Se, come tutto lascia prevedere, il voto ci sarà, la riunione dei ministri degli Esteri dei Ventotto varerà un pacchetto di misure punitive verso la Russia. Mosca ribadisce: “Pronti a intervenire a difesa dei connazionali”. E Kiev denuncia: “80 mila soldati ai confini”
Per evitare il muro contro muro tra Russia e Occidente una strada, soltanto una, ancora ci sarebbe: cancellare il referendum di domenica in Crimea. Su quanto questa via possa essere percorribile, a poche ore dal voto, nessuno si fa più illusioni, eppure si tenta ancora un ultimo pressing. “Non è troppo tardi” per cancellarlo, dice il segretario degli Esteri britannico, William Hague mentre a Londra il segretario di Stato americano, John Kerry incontra il responsabile della diplomazia del Cremlino, Sergey Lavrov. Ma la situazione, Kerry lo ha già ammesso, è “molto difficile” e così ci si prepara ad affrontare gli scenari peggiori.

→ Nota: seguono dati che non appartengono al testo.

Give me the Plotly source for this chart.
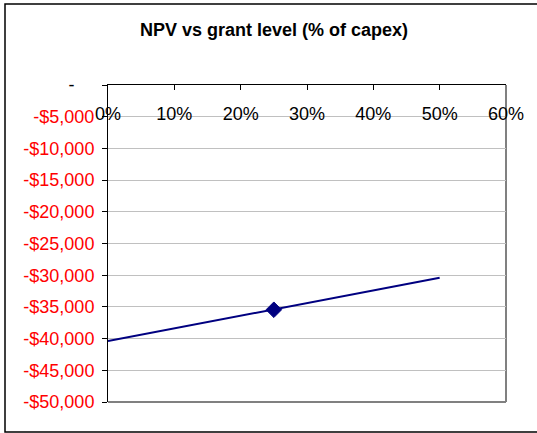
import plotly.graph_objects as go

grant_level = [0.0, 0.25, 0.50]
npv = [-40400, -35450, -30400]
marker_sizes = [0, 12, 0]

y_tick_vals = [0, -5000, -10000, -15000, -20000, -25000, -30000, -35000, -40000, -45000, -50000]
y_tick_text = ["<span style='color:black'>-\u00a0\u00a0\u00a0\u00a0</span>"] + [
    "-${:,}".format(-v) for v in y_tick_vals[1:]
]
x_tick_vals = [0, 0.1, 0.2, 0.3, 0.4, 0.5, 0.6]
x_tick_text = ["0%", "10%", "20%", "30%", "40%", "50%", "60%"]

fig = go.Figure()
fig.add_trace(go.Scatter(
    x=grant_level, y=npv, mode="lines+markers",
    line=dict(color="#000080", width=2),
    marker=dict(symbol="diamond", size=marker_sizes, color="#000080", opacity=1,
                line=dict(width=1, color="#000080")),
    showlegend=False, hoverinfo="skip",
))
# invisible helper trace for the top axis (ticks and line)
fig.add_trace(go.Scatter(x=[], y=[], xaxis="x2", yaxis="y", showlegend=False))

W, H = 537, 433
L, R, T, B = 108, 31, 85, 31
pw, ph = W - L - R, H - T - B

def px(x):
    return (x - L) / pw

def py(y):
    return (H - B - y) / ph

fig.update_layout(
    width=W, height=H,
    margin=dict(l=L, r=R, t=T, b=B, pad=0),
    paper_bgcolor="white", plot_bgcolor="white",
    hovermode=False,
    font=dict(family="Liberation Sans, Arial, sans-serif", size=18, color="black"),
    title=dict(text="<b>NPV vs grant level (% of capex)</b>", x=px(274), xref="paper",
               y=1 - 30 / H, yref="container", xanchor="center", yanchor="middle",
               font=dict(size=18, color="black")),
    xaxis=dict(range=[0, 0.6], tickvals=x_tick_vals, ticktext=x_tick_text,
               side="bottom", anchor="free", position=py(101), ticks="",
               showline=False, showgrid=False, zeroline=False,
               tickfont=dict(size=18, color="black")),
    xaxis2=dict(range=[0, 0.6], overlaying="x", matches="x", anchor="y", side="top",
                tickvals=x_tick_vals, ticks="inside", ticklen=5, tickcolor="black",
                showticklabels=False, showline=True, linecolor="black", linewidth=1,
                showgrid=False, zeroline=False),
    yaxis=dict(range=[-50000, 0], tickvals=y_tick_vals, ticktext=y_tick_text,
               ticks="outside", ticklen=5, tickcolor="black", ticklabelstandoff=4,
               showline=True, linecolor="black", linewidth=1,
               showgrid=True, gridcolor="#c0c0c0", gridwidth=1, zeroline=False,
               tickfont=dict(size=18, color="#ff0000")),
    shapes=[
        dict(type="line", xref="paper", yref="paper", x0=1, x1=1, y0=0, y1=1,
             line=dict(color="#808080", width=2), layer="below"),
        dict(type="line", xref="paper", yref="paper", x0=0, x1=1, y0=0, y1=0,
             line=dict(color="#808080", width=2), layer="below"),
        dict(type="rect", xref="paper", yref="paper", x0=px(5), x1=px(545),
             y0=py(432), y1=py(4), line=dict(color="black", width=1.5),
             fillcolor="rgba(0,0,0,0)", layer="below"),
    ],
)

fig.write_html("out.html", config={"displayModeBar": False},
               post_script="document.body.style.margin='0';document.body.style.padding='0';")
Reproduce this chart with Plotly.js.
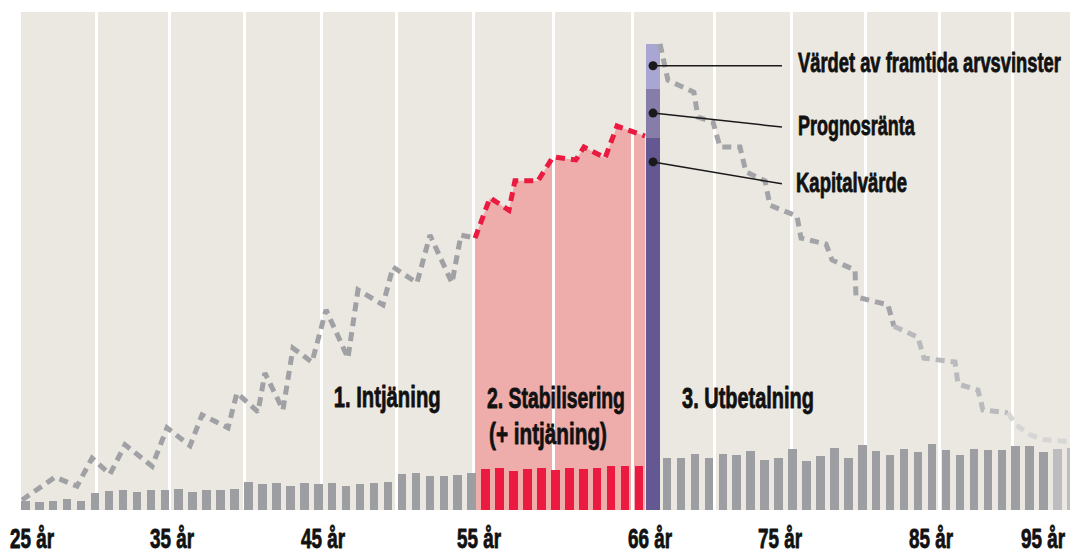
<!DOCTYPE html>
<html>
<head>
<meta charset="utf-8">
<script src="https://cdn.plot.ly/plotly-3.0.1.min.js"></script>
<style>
html,body{margin:0;padding:0;background:#fff;}
#chart{width:1070px;height:554px;}
</style>
</head>
<body>
<div id="chart"></div>
<script>
// ---------- DATA (bar index = one year step) ----------
const grayBarX1 = [0,1,2,3,4,5,6,7,8,9,10,11,12,13,14,15,16,17,18,19,20,21,22,23,24,25,26,27,28,29,30,31,32];
const grayBarY1 = [1.8,1.6,1.8,2.2,1.8,3.4,3.8,4.0,3.6,4.0,4.0,4.2,3.6,4.0,4.0,4.2,5.6,5.2,5.4,4.8,5.4,5.2,5.4,4.8,5.2,5.4,5.6,7.2,7.4,6.8,6.8,7.0,7.4];
const redBarX = [33,34,35,36,37,38,39,40,41,42,43,44];
const redBarY = [8.2,8.4,7.8,8.2,8.4,8.0,8.4,8.2,8.4,8.8,8.8,8.8];
const stackX = [45];
const kapitalvarde = [74.7];
const prognosranta = [9.8];
const arvsvinster = [9.0];
const grayBarX2 = [46,47,48,49,50,51,52,53,54,55,56,57,58,59,60,61,62,63,64,65,66,67,68,69,70,71,72,73];
const grayBarY2 = [10.4,10.4,11.2,10.4,11.2,11.0,11.8,10.0,10.4,12.2,9.8,10.8,12.4,10.4,13.1,11.8,11.0,12.2,11.6,13.3,12.0,11.0,12.2,12.0,12.0,12.9,12.9,11.6];
const lightBarX = [74,75];
const lightBarY = [12.2,12.4];

// dashed value line, in four parts
const lineAX = [-0.24,2.13,3.71,4.78,6.07,7.15,9.09,10.16,11.81,12.67,14.53,15.17,16.68,17.18,18.47,19.19,20.55,21.56,23.13,23.85,25.64,26.36,28.08,29.01,30.59,31.23,32.24];
const lineAY = [2.0,6.6,4.8,10.4,7.2,13.1,8.8,16.5,12.9,19.1,16.5,23.5,19.7,27.5,20.1,32.5,29.7,40.2,30.5,44.2,41.2,48.8,45.6,55.2,45.6,55.2,54.6];
const redLineX = [32.24,33.31,34.67,35.10,36.75,37.83,39.47,40.05,41.56,42.42,44.42];
const redLineY = [54.6,62.7,60.2,66.1,66.1,70.9,70.3,72.9,70.7,77.1,75.1];
const lineBX = [45.50,46.07,47.93,48.22,49.30,49.80,51.23,51.66,53.03,53.38,55.32,55.61,57.40,57.83,59.48,59.55,61.84,62.27];
const lineBY = [93.6,86.3,83.9,78.9,77.9,72.9,72.9,67.9,66.1,61.2,59.0,54.6,53.4,50.2,48.2,42.8,41.2,36.9];
const lineCX = [62.27,63.99,64.42,66.65,66.86,68.29,68.65,70.44];
const lineCY = [36.9,34.7,30.5,29.7,25.3,24.1,20.1,19.5];
const lineDX = [70.44,71.02,72.02,73.10,75.20];
const lineDY = [19.5,17.1,15.1,14.1,13.7];

// callouts on the stacked bar
const calloutLabels = ['Värdet av framtida arvsvinster','Prognosränta','Kapitalvärde'];
const calloutDotY = [89.2,79.7,69.9];
const calloutEndY = [89.2,76.9,65.5];

// axis labels
const tickPos = [0.48,10.52,21.34,32.52,44.78,54.10,64.92,72.95];
const tickText = ['25 år','35 år','45 år','55 år','66 år','75 år','85 år','95 år'];
const gridPos = [5.10,10.34,15.71,21.23,26.61,32.13,37.83,43.56,49.37,54.89,60.26,65.57,70.80];

const phaseLabels = ['1. Intjäning','2. Stabilisering','(+ intjäning)','3. Utbetalning'];

// ---------- STYLE ----------
const FONT = '"Liberation Sans",Arial,sans-serif';
const GRAY = '#9d9ea2', RED = '#ea1a40', PINK = '#eeadab';
const DASH = '9px,6px';
const SQ_TICK = 0.70;
const P = (px, py) => ({x: (px - 21) / 1049, y: (510 - py) / 498});

const traces = [
  {type:'bar', x:grayBarX1, y:grayBarY1, width:0.61, hoverinfo:'skip', marker:{color:GRAY, line:{width:0}}},
  {type:'bar', x:redBarX, y:redBarY, width:0.61, hoverinfo:'skip', marker:{color:RED, line:{width:0}}},
  {type:'bar', x:stackX, y:kapitalvarde, width:1.0, hoverinfo:'skip', marker:{color:'#645892', line:{width:0}}},
  {type:'bar', x:stackX, y:prognosranta, width:1.0, hoverinfo:'skip', marker:{color:'#877da9', line:{width:0}}},
  {type:'bar', x:stackX, y:arvsvinster, width:1.0, hoverinfo:'skip', marker:{color:'#aaa6d4', line:{width:0}}},
  {type:'bar', x:grayBarX2, y:grayBarY2, width:0.61, hoverinfo:'skip', marker:{color:GRAY, line:{width:0}}},
  {type:'bar', x:lightBarX, y:lightBarY, width:0.61, hoverinfo:'skip', marker:{color:'#bdbdbf', line:{width:0}}},
  {type:'scatter', mode:'lines', x:lineAX, y:lineAY, hoverinfo:'skip', line:{color:'#a0a1a5', width:5, dash:DASH}},
  {type:'scatter', mode:'lines', x:redLineX, y:redLineY, hoverinfo:'skip', line:{color:RED, width:5, dash:DASH}},
  {type:'scatter', mode:'lines', x:lineBX, y:lineBY, hoverinfo:'skip', line:{color:'#a3a4a8', width:5, dash:DASH}},
  {type:'scatter', mode:'lines', x:lineCX, y:lineCY, hoverinfo:'skip', line:{color:'#b9babd', width:5, dash:DASH}},
  {type:'scatter', mode:'lines', x:lineDX, y:lineDY, hoverinfo:'skip', line:{color:'#d6d6d6', width:5, dash:DASH}},
  {type:'scatter', mode:'markers', x:calloutDotY.map(() => stackX[0]), y:calloutDotY, hoverinfo:'skip', marker:{color:'#1a1a1a', size:9}, cliponaxis:false}
];

// pink area under the red line
let areaPath = 'M' + redLineX[0] + ',0';
for (let i = 0; i < redLineX.length; i++) areaPath += ' L' + redLineX[i] + ',' + redLineY[i];
areaPath += ' L' + redLineX[redLineX.length - 1] + ',0 Z';

const shapes = [
  {type:'path', path:areaPath, xref:'x', yref:'y', fillcolor:PINK, line:{width:0}, layer:'below'}
];
calloutDotY.forEach((y, i) => {
  shapes.push({type:'line', xref:'x', yref:'y', x0:stackX[0], y0:y, x1:54.24, y1:calloutEndY[i], line:{color:'#1a1a1a', width:1.5}, layer:'above'});
});

const txt = (text, pos, xanchor, size) => Object.assign({
  text:text, xref:'paper', yref:'paper', showarrow:false, xanchor:xanchor, yanchor:'middle',
  font:{family:FONT, size:size, color:'#111', weight:'bold'}
}, pos);

const annotations = [
  txt(phaseLabels[0], P(386.5, 396), 'center', 30),
  txt(phaseLabels[1], P(485, 397.5), 'left', 30),
  txt(phaseLabels[2], P(487, 433), 'left', 30),
  txt(phaseLabels[3], P(680, 397), 'left', 30),
  txt(calloutLabels[0], P(796, 62.5), 'left', 28),
  txt(calloutLabels[1], P(796, 125), 'left', 28),
  txt(calloutLabels[2], P(794, 182.5), 'left', 28)
];
// drawn widths (px) of each annotation in the reference
const annWidth = [107, 138, 118, 132, 263, 117, 111];

const layout = {
  width:1070, height:554,
  margin:{l:21, r:0, t:12, b:44, pad:0},
  paper_bgcolor:'#ffffff', plot_bgcolor:'#ebe8e1',
  showlegend:false, barmode:'stack', bargap:0,
  xaxis:{
    range:[-0.308, 74.89], tickmode:'array', tickvals:tickPos, ticktext:tickText,
    showgrid:false, zeroline:false, showline:false, ticks:'', ticklabeloverflow:'allow',
    ticklabelstandoff:10,
    tickfont:{family:FONT, size:27, color:'#111', weight:'bold'},
    minor:{tickmode:'array', tickvals:gridPos, showgrid:true, gridcolor:'#ffffff', gridwidth:3, ticks:''},
    fixedrange:true
  },
  yaxis:{range:[0,100], showgrid:false, zeroline:false, showline:false, showticklabels:false, ticks:'', fixedrange:true},
  shapes:shapes,
  annotations:annotations
};

// horizontally compress text to mimic the condensed newspaper typeface
function squeeze(el, s, anchor) {
  const bb = el.getBBox();
  const ox = anchor === 'left' ? bb.x : bb.x + bb.width / 2;
  const t = el.getAttribute('transform') || '';
  el.setAttribute('transform', t + ' translate(' + ox + ',0) scale(' + s + ',1) translate(' + (-ox) + ',0)');
  el.style.stroke = '#111';
  el.style.strokeWidth = '0.7px';
  el.style.vectorEffect = 'non-scaling-stroke';
  el.style.strokeLinejoin = 'round';
}

Plotly.newPlot('chart', traces, layout, {displayModeBar:false, staticPlot:true}).then(gd => {
  gd.querySelectorAll('.xtick text').forEach(el => squeeze(el, SQ_TICK, 'center'));
  gd.querySelectorAll('g.annotation').forEach(g => {
    const i = +g.getAttribute('data-index');
    const el = g.querySelector('text');
    if (el) {
      const w = el.getBBox().width || 1;
      squeeze(el, annWidth[i] / w, annotations[i].xanchor);
    }
  });
});
</script>
</body>
</html>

Lo fanno gli Stati uniti, pronti a intraprendere da lunedì passi “molto seri” contro la Russia, e lo fa anche l’Unione europea che lo stesso giorno, in occasione del Consiglio affari esteri, è pronta a dare corso alla minaccia lanciata nel vertice straordinario dei capi di Stato e di governo della Settimana scorsa. In assenza di una “de-escalation”, avvertivano le conclusioni del Consiglio, l’Ue varerà un pacchetto di sanzioni nei confronti di Mosca. E, a meno di sorprese in cui nessuno confida più, è proprio quello che succederà.
“Si sta lavorando per essere pronti a varare sanzioni”, spiegano fonti europee: “Teoricamente si potrebbero ancora evitare”, con la cancellazione del referendum ma “questa sembra la cronaca di una morte annunciata: il referendum ci sarà, noi imporremo le sanzioni e poi si comincerà a ragionare, si spera”. Impossibile infatti prevedere se Mosca vorrà reagire imponendo a sua volta sanzioni nei confronti dell’Occidente: “Quando inizi questo gioco non si sa dove si va a finire”, ammettono fonti europee.
Da definire restano soltanto “i criteri da utilizzare e chi dovrebbe rientrare nella lista delle sanzioni”. Le persone da colpire, dovrebbero essere individuate secondo gli stessi criteri già utilizzati per imporre sanzioni ai membri dell’ex governo ucraino, vicini a Yanukovich: coloro che si sono resi “responsabili di violenze, violazioni dei diritti umani e uso eccessivo della forza”. Di sicuro, in questa prima lista di nomi, non comparirà quello del presidente russo, Vladimir Putin, ma sugli altri nomi che stanno circolando in queste ore sulla stampa internazionale, come quelli dei vertici di Gazprom, non ci sono conferme.
Se, come tutto lascia prevedere, il referendum ci sarà, nessun Paese si tirerà indietro dalle sanzioni, assicurano fonti Ue. La linea dell’Italia tuttavia rimane, come quella della Germania, più dialogante rispetto a quella di molti altri Stati. “È inimmaginabile – ha spiegato in un’intervista al Messaggero il ministro degli Esteri, Federica Mogherini – una nuova guerra fredda o un conflitto aperto in Europa. La federazione Russa è un partner cruciale dell’Ue e parte dello stesso G8”.
Ma da Mosca non arriva nessuno sforzo per fare diminuire le tensioni, anzi. Ancora oggi il ministero degli Esteri russo ha diffuso una nota per ribadire che la Russia si riserva il diritto di intervenire a difesa dei connazionali minacciati nell’est dell’Ucraina, visto che le autorità di Kiev hanno perso il controllo del Paese e non sono in grado di fornire la sicurezza di base. Le dichiarazioni arrivano all’indomani degli scontri scoppiati a Donetsk, nell’est dell’Ucraina, tra manifestanti pro e anti Russia, in cui una persona è morta e 29 sono rimaste ferite. Intanto i soldati russi nella zona sono sempre più numerosi. Secondo le denunce di Kiev, Mosca avrebbe ammassato ai confini ucraini 80mila soldati, “una minaccia di invasione su larga scala”.
Sempre lunedì nel corso della riunione dei ministri degli esteri Ue, si dovrebbe finalizzare la decisione di firmare la parte politica dell’accordo di associazione con l’Ucraina, così come deciso dal Consiglio straordinario della settimana scorsa. La firma potrebbe poi essere formalizzata nel corso del Consiglio europeo di 20 e 21 marzo ma tutto resta ancora da definire.